Author's Note: This is not a full review. Please do not treat it as such. Instead the objective is to illuminate Mavic's claims about its new carbon clincher wheels, and present our very preliminary impressions (aka: one test ride). RoadBikeReview will have these wheels for an additional week before returning them to Mavic, and will present follow-up impressions soon after.

The carbon clincher is a curious beast. Over the years it seems to have created equal parts ecstasy and agony. They look great and allow users to reap at least some of the benefits of carbon aero wheels without the headaches of gluing and maintaining tubulars.

But they also have drawbacks. Unlike aluminum, carbon fiber does a poor job of dissipating heat, and that can be a real problem when you're bombing a long descent. You grab the brakes, heat builds up, and the next thing you know you're on the side of the road repairing a flat - or worse.

In February 2012, organizers of the popular Levi's Gran Fondo went so far as to ask participants in the popular, mass-start amateur road ride in Northern California to not use carbon clinchers at the event. "Please leave them at home," read the communiqué. "Carbon clincher wheels are strongly discouraged because they can fail/explode under the extreme braking necessary on sections of this route."

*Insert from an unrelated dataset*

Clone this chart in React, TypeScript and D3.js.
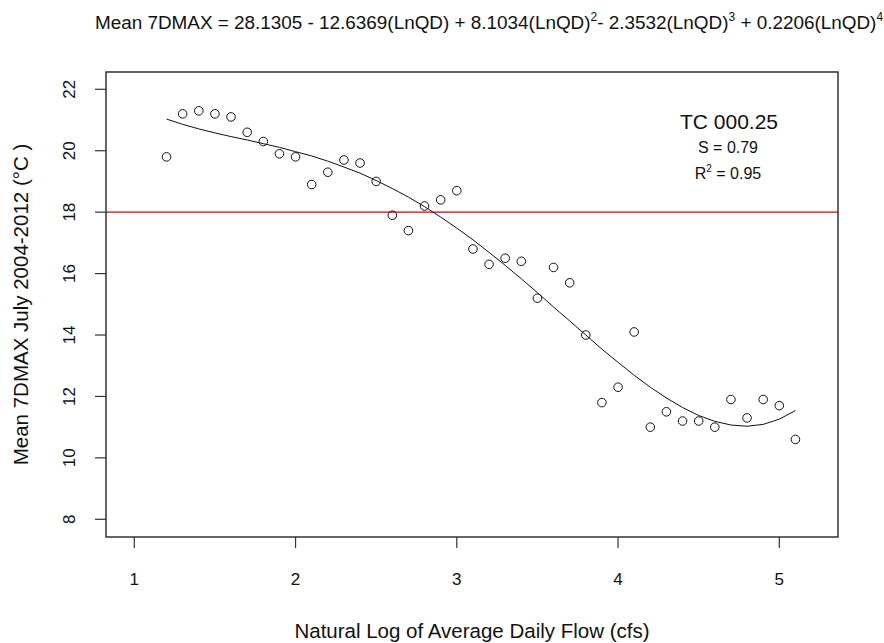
import * as d3 from "d3";

// Natural log of average daily flow (x) and observed mean 7DMAX (y)
const lnFlow = [
  1.2, 1.3, 1.4, 1.5, 1.6, 1.7, 1.8, 1.9, 2.0, 2.1, 2.2, 2.3, 2.4, 2.5, 2.6, 2.7, 2.8, 2.9, 3.0, 3.1,
  3.2, 3.3, 3.4, 3.5, 3.6, 3.7, 3.8, 3.9, 4.0, 4.1, 4.2, 4.3, 4.4, 4.5, 4.6, 4.7, 4.8, 4.9, 5.0, 5.1,
];
const observed = [
  19.8, 21.2, 21.3, 21.2, 21.1, 20.6, 20.3, 19.9, 19.8, 18.9, 19.3, 19.7, 19.6, 19.0, 17.9, 17.4, 18.2, 18.4, 18.7, 16.8,
  16.3, 16.5, 16.4, 15.2, 16.2, 15.7, 14.0, 11.8, 12.3, 14.1, 11.0, 11.5, 11.2, 11.2, 11.0, 11.9, 11.3, 11.9, 11.7, 10.6,
];
// fitted curve values read at the same x positions
const fitted = [
  21.03, 20.86, 20.71, 20.58, 20.46, 20.35, 20.23, 20.11, 19.97, 19.83, 19.66, 19.47, 19.27, 19.03, 18.77, 18.49, 18.18, 17.84, 17.48, 17.10,
  16.69, 16.27, 15.83, 15.38, 14.91, 14.46, 14.0, 13.54, 13.11, 12.69, 12.30, 11.95, 11.64, 11.38, 11.19, 11.07, 11.03, 11.09, 11.26, 11.54,
];
const xTicks = [1, 2, 3, 4, 5];
const yTicks = [8, 10, 12, 14, 16, 18, 20, 22];
const threshold = 18;

const W = 884;
const H = 643;
const box = { left: 106, right: 838, top: 72, bottom: 537 };
const font = "'Liberation Sans', Arial, sans-serif";

export default function App() {
  const x = d3.scaleLinear().domain([1, 5]).range([134.3, 779.3]);
  const y = d3.scaleLinear().domain([8, 22]).range([519.3, 89.3]);

  const fitLine = d3
    .line<number>()
    .x((_, i) => x(lnFlow[i]))
    .y((d) => y(d));

  const sup = { fontSize: "12px" };

  return (
    <svg
      width={W}
      height={H}
      style={{ position: "absolute", left: 0, top: 0, background: "#fff" }}
      fontFamily={font}
    >
      <text x={489} y={29} textAnchor="middle" fontSize={18.9} fill="#111">
        Mean 7DMAX = 28.1305 - 12.6369(LnQD) + 8.1034(LnQD)
        <tspan dy={-8} style={sup}>2</tspan>
        <tspan dy={8}>- 2.3532(LnQD)</tspan>
        <tspan dy={-8} style={sup}>3</tspan>
        <tspan dy={8}> + 0.2206(LnQD)</tspan>
        <tspan dy={-8} style={sup}>4</tspan>
      </text>

      {/* threshold line */}
      <line x1={box.left} x2={box.right} y1={y(threshold)} y2={y(threshold)} stroke="#e00000" strokeWidth={1.3} />

      {/* fitted curve */}
      <path d={fitLine(fitted) ?? ""} fill="none" stroke="#111" strokeWidth={1} />

      {/* observations */}
      {observed.map((v, i) => (
        <circle key={i} cx={x(lnFlow[i])} cy={y(v)} r={4.3} fill="none" stroke="#111" strokeWidth={1} />
      ))}

      <rect
        x={box.left}
        y={box.top}
        width={box.right - box.left}
        height={box.bottom - box.top}
        fill="none"
        stroke="#333"
        strokeWidth={1.5}
      />

      {/* x axis */}
      {xTicks.map((t) => (
        <g key={t}>
          <line x1={x(t)} x2={x(t)} y1={box.bottom} y2={box.bottom + 11} stroke="#333" strokeWidth={1.2} />
          <text x={x(t)} y={585} textAnchor="middle" fontSize={17} fill="#111">
            {t}
          </text>
        </g>
      ))}

      {/* y axis */}
      {yTicks.map((t) => (
        <g key={t}>
          <line x1={box.left - 11} x2={box.left} y1={y(t)} y2={y(t)} stroke="#333" strokeWidth={1.2} />
          <text
            transform={`translate(75,${y(t)}) rotate(-90)`}
            textAnchor="middle"
            fontSize={17}
            fill="#111"
          >
            {t}
          </text>
        </g>
      ))}

      <text x={(box.left + box.right) / 2} y={638} textAnchor="middle" fontSize={20.5} fill="#111">
        Natural Log of Average Daily Flow (cfs)
      </text>
      <text
        transform={`translate(28,${(box.top + box.bottom) / 2}) rotate(-90)`}
        textAnchor="middle"
        fontSize={20.5}
        fill="#111"
      >
        Mean 7DMAX July 2004-2012 (°C )
      </text>

      {/* annotation */}
      <text x={729} y={129} textAnchor="middle" fontSize={21} fill="#111">
        TC 000.25
      </text>
      <text x={728} y={153} textAnchor="middle" fontSize={16} fill="#111">
        S = 0.79
      </text>
      <text x={728} y={179} textAnchor="middle" fontSize={16} fill="#111">
        R<tspan dy={-7} style={{ fontSize: "10px" }}>2</tspan>
        <tspan dy={7}> = 0.95</tspan>
      </text>
    </svg>
  );
}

Of course anyone who's ridden Levi's ride knows that there are some extremely steep descents, making this request at least in part a case of Cover-Your-Ass diplomacy. But there's no denying that the carbon clincher experience can be interesting if nothing else. Warped rims, sometimes dubious braking effectiveness (especially in the wet), tire blowouts, and the ever-present shrill can leave you questioning whether the convenience and aero efficiency is worth the trouble.

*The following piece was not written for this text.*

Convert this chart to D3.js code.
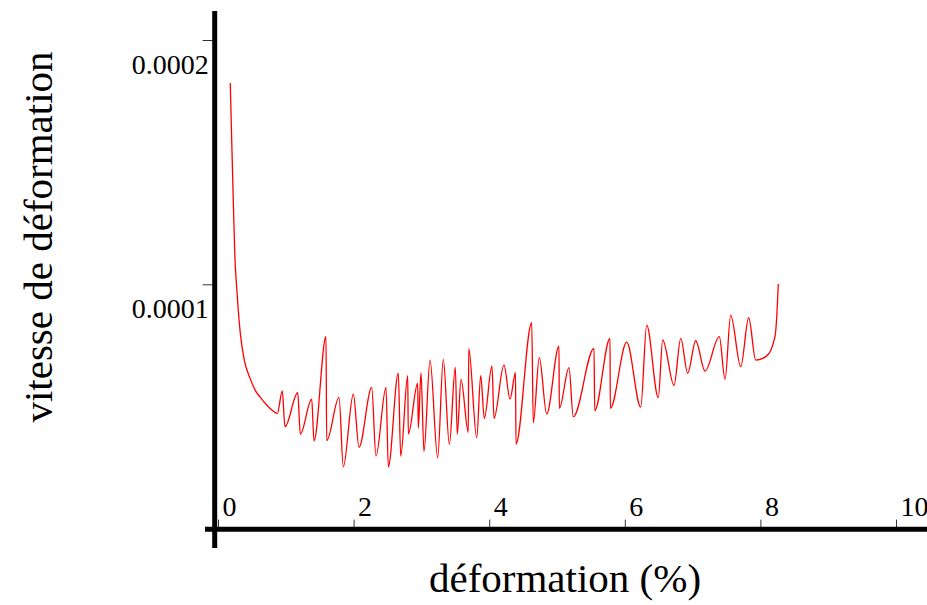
<!DOCTYPE html>
<html><head><meta charset="utf-8">
<script src="https://cdn.jsdelivr.net/npm/d3@7"></script>
<style>body{margin:0;background:#fff}svg{display:block}</style>
</head><body>
<svg id="c" width="927" height="605"></svg>
<script>
// strain (%) values
const strain = [0.181,0.206,0.229,0.251,0.273,0.299,0.332,0.388,0.472,0.556,0.619,0.718,0.796,0.875,
0.948,0.988,1.176,1.214,1.382,1.416,1.593,1.603,1.785,1.848,1.996,2.080,2.267,2.330,
2.478,2.512,2.659,2.695,2.798,2.807,2.945,2.954,2.994,3.038,3.127,3.240,3.323,3.412,
3.500,3.529,3.584,3.692,3.698,3.816,3.875,3.928,4.041,4.071,4.218,4.307,4.388,4.395,
4.627,4.650,4.739,4.848,5.029,5.034,5.177,5.240,5.546,5.556,5.782,5.786,6.028,6.235,
6.323,6.494,6.559,6.726,6.825,6.928,7.046,7.183,7.394,7.478,7.562,7.710,7.827,7.931,
8.093,8.215,8.249,8.264];
// strain rate values
const rate = [1.824e-4,1.550e-4,1.304e-4,1.099e-4,0.997e-4,0.895e-4,0.792e-4,0.690e-4,0.616e-4,0.563e-4,0.539e-4,0.506e-4,0.485e-4,0.471e-4,
0.564e-4,0.417e-4,0.556e-4,0.387e-4,0.530e-4,0.359e-4,0.786e-4,0.360e-4,0.537e-4,0.253e-4,0.550e-4,0.333e-4,0.578e-4,0.297e-4,
0.578e-4,0.253e-4,0.636e-4,0.297e-4,0.626e-4,0.387e-4,0.595e-4,0.411e-4,0.638e-4,0.315e-4,0.690e-4,0.290e-4,0.693e-4,0.345e-4,
0.660e-4,0.387e-4,0.611e-4,0.394e-4,0.738e-4,0.372e-4,0.626e-4,0.451e-4,0.666e-4,0.451e-4,0.670e-4,0.530e-4,0.638e-4,0.346e-4,
0.843e-4,0.433e-4,0.700e-4,0.469e-4,0.747e-4,0.492e-4,0.659e-4,0.458e-4,0.738e-4,0.483e-4,0.779e-4,0.492e-4,0.763e-4,0.497e-4,
0.833e-4,0.536e-4,0.772e-4,0.586e-4,0.779e-4,0.636e-4,0.769e-4,0.645e-4,0.786e-4,0.611e-4,0.874e-4,0.663e-4,0.863e-4,0.690e-4,
0.707e-4,0.786e-4,0.908e-4,1.001e-4];
const xTicks = [0,2,4,6,8,10];
const xTickLabels = ["0","2","4","6","8","10"];
const yTicks = [0.0001,0.0002];
const yTickLabels = ["0.0001","0.0002"];
const xTitle = "déformation (%)";
const yTitle = "vitesse de déformation";

const svg = d3.select("#c");
const font = "'Liberation Serif','Times New Roman',serif";
const x = d3.scaleLinear().domain([0,10]).range([218,896]);
const y = d3.scaleLinear().domain([0,0.0002]).range([528.6,40]);
const axisX = x(0) - 3.3;

// x ticks & labels (above the axis line)
const gx = svg.append("g").attr("transform",`translate(0,${y(0)})`)
  .call(d3.axisTop(x).tickValues(xTicks).tickSize(9).tickFormat((d,i)=>xTickLabels[i]));
gx.select(".domain").remove();
gx.selectAll(".tick line").attr("stroke","#333").attr("stroke-width",1);
gx.selectAll(".tick text").attr("font-family",font).attr("font-size",28).attr("fill","#000")
  .attr("text-anchor","start").attr("x",4).attr("y",-13).attr("dy",0);

// y ticks & labels
const gy = svg.append("g").attr("transform",`translate(${axisX},0)`)
  .call(d3.axisLeft(y).tickValues(yTicks).tickSize(12).tickFormat((d,i)=>yTickLabels[i]));
gy.select(".domain").remove();
gy.selectAll(".tick line").attr("stroke","#333").attr("stroke-width",1);
gy.selectAll(".tick text").attr("font-family",font).attr("font-size",28).attr("fill","#000")
  .attr("text-anchor","end").attr("x",-6).attr("y",33).attr("dy",0);

// thick axis lines
svg.append("line").attr("x1",205).attr("x2",927).attr("y1",y(0)+0.7).attr("y2",y(0)+0.7)
  .attr("stroke","#000").attr("stroke-width",5);
svg.append("line").attr("x1",axisX).attr("x2",axisX).attr("y1",11).attr("y2",548)
  .attr("stroke","#000").attr("stroke-width",5);

// curve
const pts = strain.map((s,i)=>[s,rate[i]]);
svg.append("path").datum(pts)
  .attr("d", d3.line().x(d=>x(d[0])).y(d=>y(d[1])).curve(d3.curveMonotoneX))
  .attr("fill","none").attr("stroke","#ff0000").attr("stroke-width",1.3);

// titles
svg.append("text").attr("x",565).attr("y",592).attr("text-anchor","middle")
  .attr("font-family",font).attr("font-size",41).text(xTitle);
svg.append("text").attr("transform","translate(52,237) rotate(-90)").attr("text-anchor","middle")
  .attr("font-family",font).attr("font-size",41).text(yTitle);
</script>
</body></html>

But that's a debate we are going to steer clear of. Love them or loathe them, carbon clinchers are here to stay. And the new Mavic Cosmic Carbone 40C's are a player in that market.

The Mavic Party Line

During our one-on-one sit-down with Mavic PR man Zack Vestal on March 20, he walked us through the chronology that brought us to this point. That story started with an explanation on why the famed French wheel maker was so late to the party, as this is Mavic's first carbon clincher wheelset. (Actually they are a carbon-alloy hybrid, but more on that later).

"The reasons boiled down to the engineering challenges of maintaining structural integrity, withstanding braking heat, and coming up with a solution that is actually beneficial in terms of weight and rim shape," he said. "We've seen many examples of carbon rims being flared out due to heating of the clincher bead, and the reality is that after some time, the industry has recognized that they are not the best wheel choice in all situations."

Of course some of this is truth, some is PR speak, and some of it is Mavic being Mavic. Early adapter is not necessarily part of the company's mission statement. But they do have a long history in the wheel-making realm, so some benefit of the doubt is warranted.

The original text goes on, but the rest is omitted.